The M-theory to understand black holes [closed]

I am a layman in astronomy. Can someone please explain it to me whether the M-theory can be used to explain what is happening in the centre of the black hole where the singularity exists? Or is it still necessary to peek inside a black hole to gain that information?

• I suspect that an M-theory description of a black hole could fill a few books, and perhaps win a Nobel. I think this makes it too broad. – James K Jun 9 '17 at 16:54

Can someone please explain it to me whether the M-theory can be used to explain what is happening in the centre of the black hole where the singularity exists?

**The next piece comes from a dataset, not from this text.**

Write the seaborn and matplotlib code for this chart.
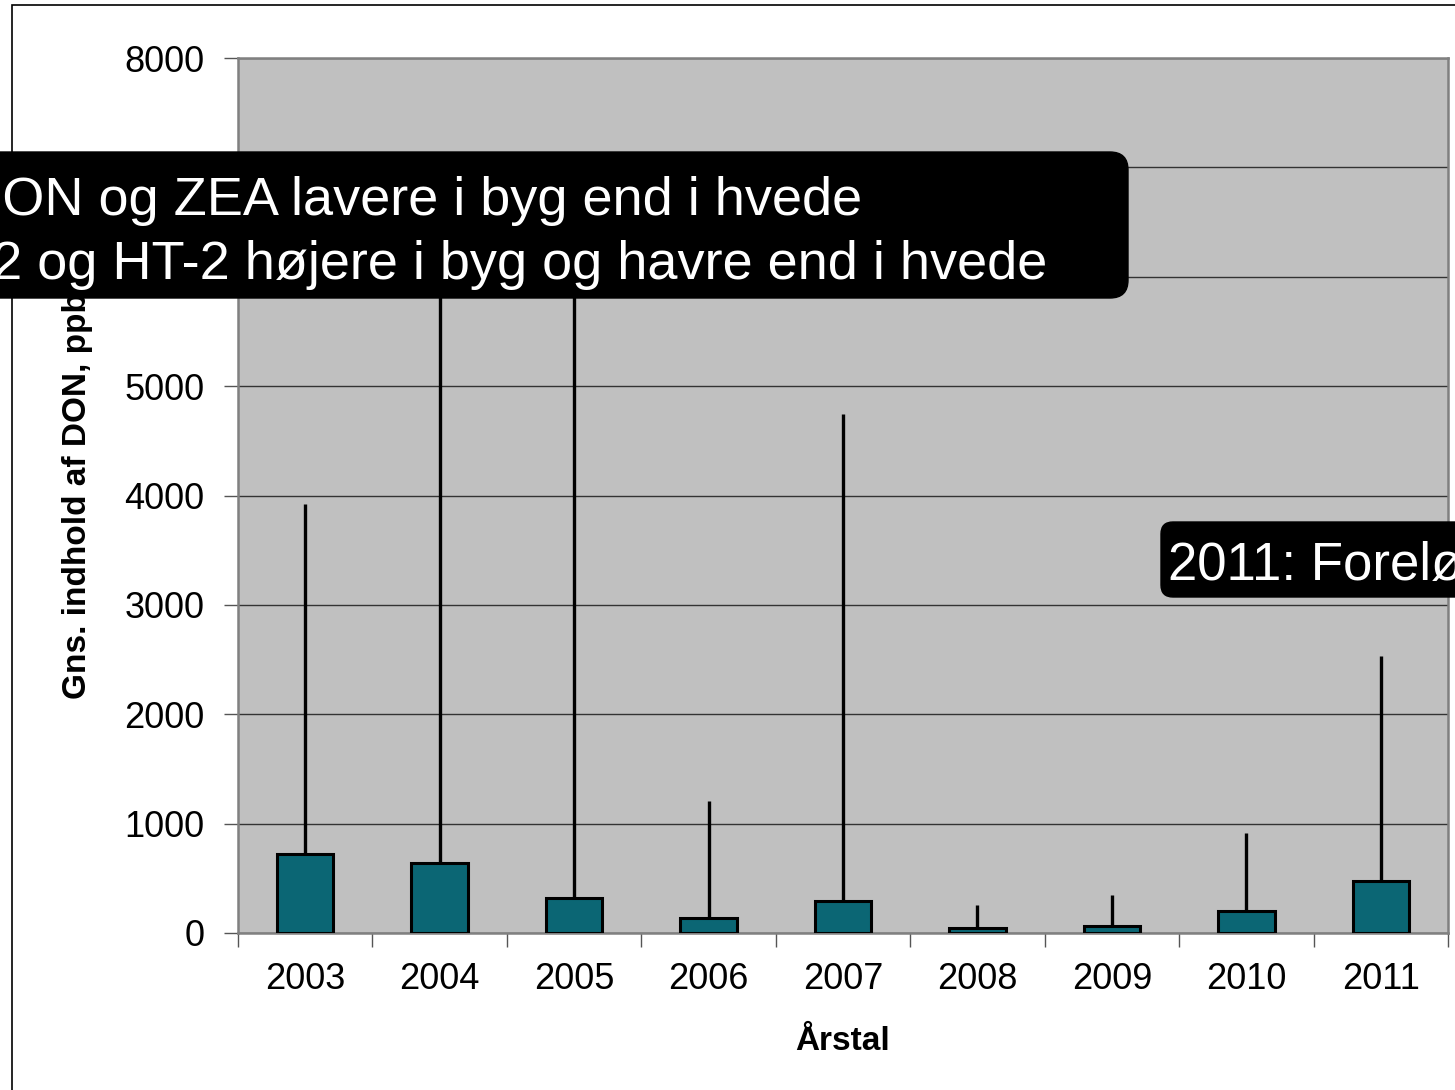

In Layman astronomy - yes, M-Theory (and probably a few string theories) do explain in detail what happens at the singularity, but it's a mathematical construct, not a testable hypothesis, so what it tells you might be wrong and little more than creative but irrelevant mathematics.

Looking inside a black hole, well, that's not a good idea either. Even if you were able to see what happened, you wouldn't be able to send a message back telling anyone, so that's also no help.

Quantum physics is all a model anyway, but it's a good model because it provides accurate answers and it predicted the existence of particles that were later discovered. Relativity is a good model too that stood up to testing. Good models are useful and highly accurate and provide answers.

M-theory is a mathematical construct. That's a different thing entirely. It could still end up being right, but until it's testable, it's really just a mathematical exercise. They really shouldn't call it a theory, it should be M-Hypothesis and String-Hypothesis. They aren't real theories.

If I may quote Shakespeare from Henry IV, just for fun:

GLENDOWER

I can call spirits from the vasty deep.


HOTSPUR

Why, so can I, or so can any man;
But will they come when you do call for them?


I'm personally much more comfortable with the "both accepted theories, relativity and quantum theory, break down at the singularity, so we don't know what happens".

If you prefer that M-Theory says what happens, preferring that answer is entirely optional, but I think the majority of people in this field are more comfortable with the we don't know answer.